Large anisotropies of the stochastic gravitational wave background from cosmic domain walls

TL;DR

This paper explores how quantum fluctuations during inflation cause large anisotropies in the stochastic gravitational wave background from cosmic domain walls, potentially detectable by future GW observatories.

Contribution

It introduces a mechanism linking inflationary quantum fluctuations to observable anisotropies in the SGWB from cosmic domain walls, providing a new way to probe inflation.

Findings

Angular power spectrum of anisotropies is scale-invariant and exceeds 10^{-2}

Anisotropies could be detected by future gravitational-wave detectors

SGWB anisotropies can help verify inflation models and energy scales

Abstract

We investigate the stochastic gravitational wave background (SGWB) from cosmic domain walls (DWs) caused by quantum fluctuations of a light scalar field $\phi$ during inflation.

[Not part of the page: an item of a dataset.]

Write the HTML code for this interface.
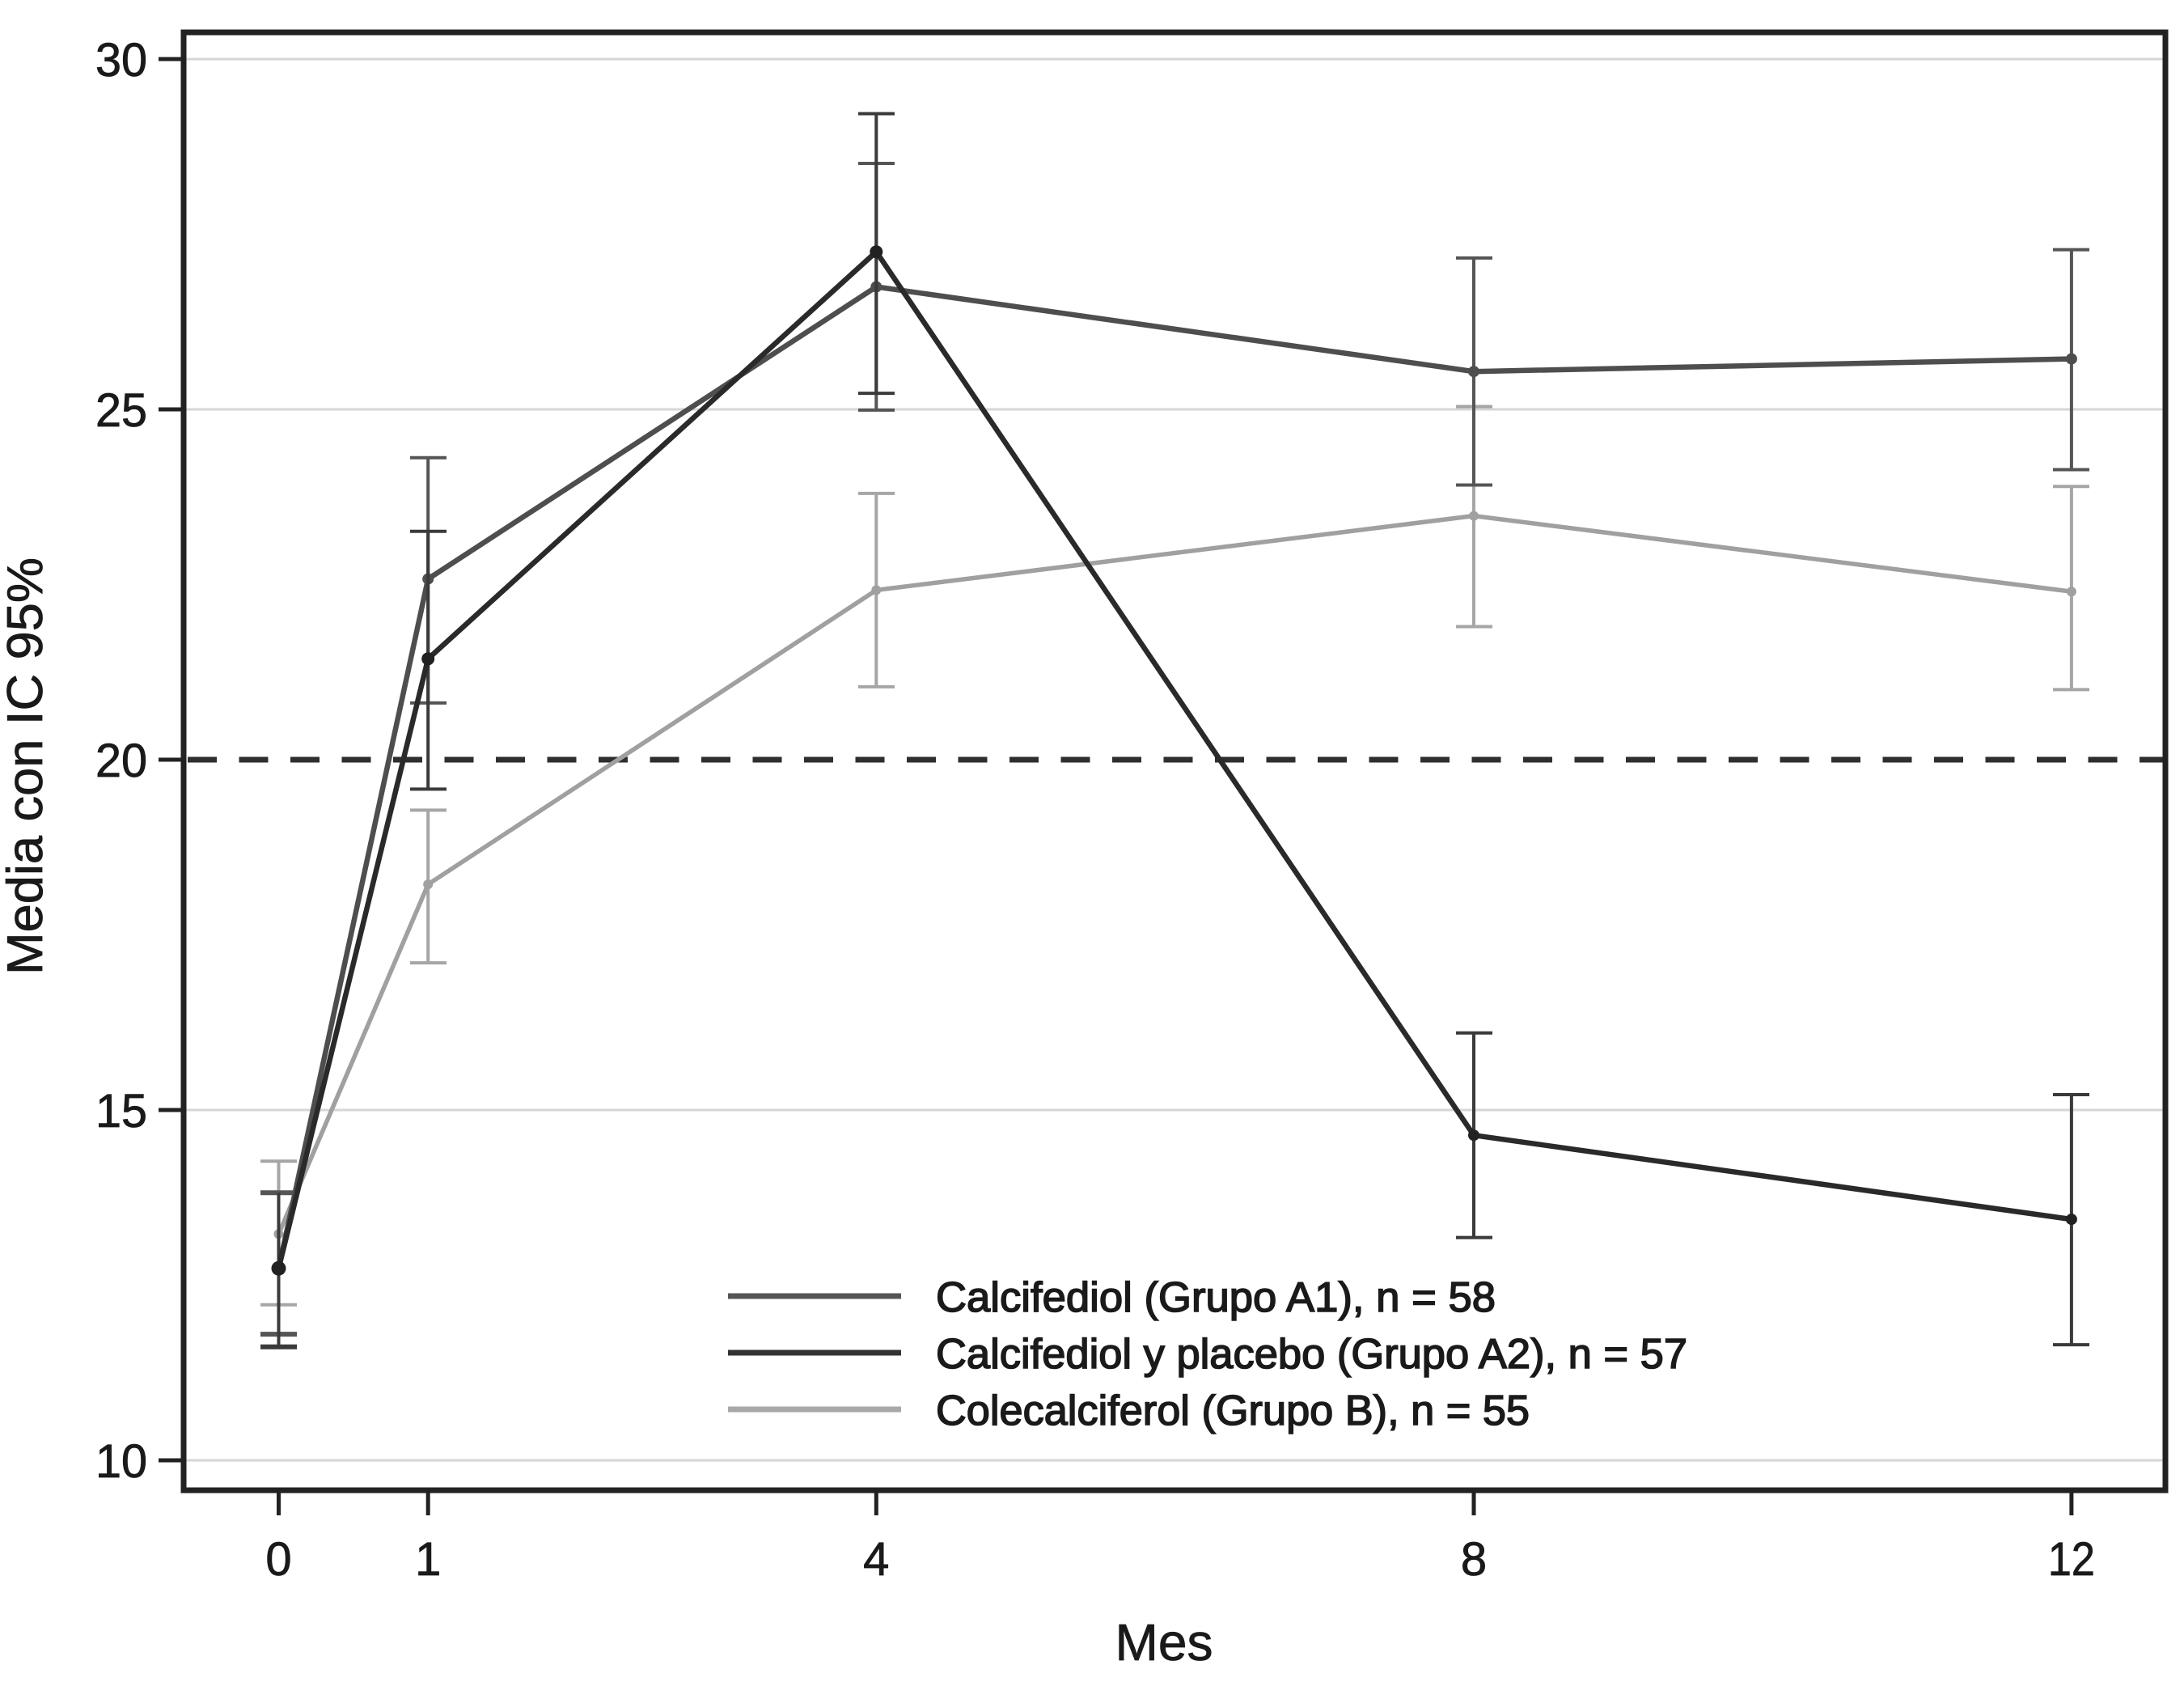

Perturbations of $\phi$ remain almost constant after leaving the Hubble horizon. The probabilities of the two domains depend on the averaged value of $\phi$ at each large scale region, leading to large scale perturbations of DW energy density and large anisotropies in the SGWB. We find that the angular power spectrum is scale-invariant and at least of the order of $10^{-2}$, which is expected to be detected by future gravitational-wave (GW) detectors. Since we have not detected primordial GWs yet, anisotropies of the SGWB could help us to verify the rationality of inflation and determine the energy scale of inflation.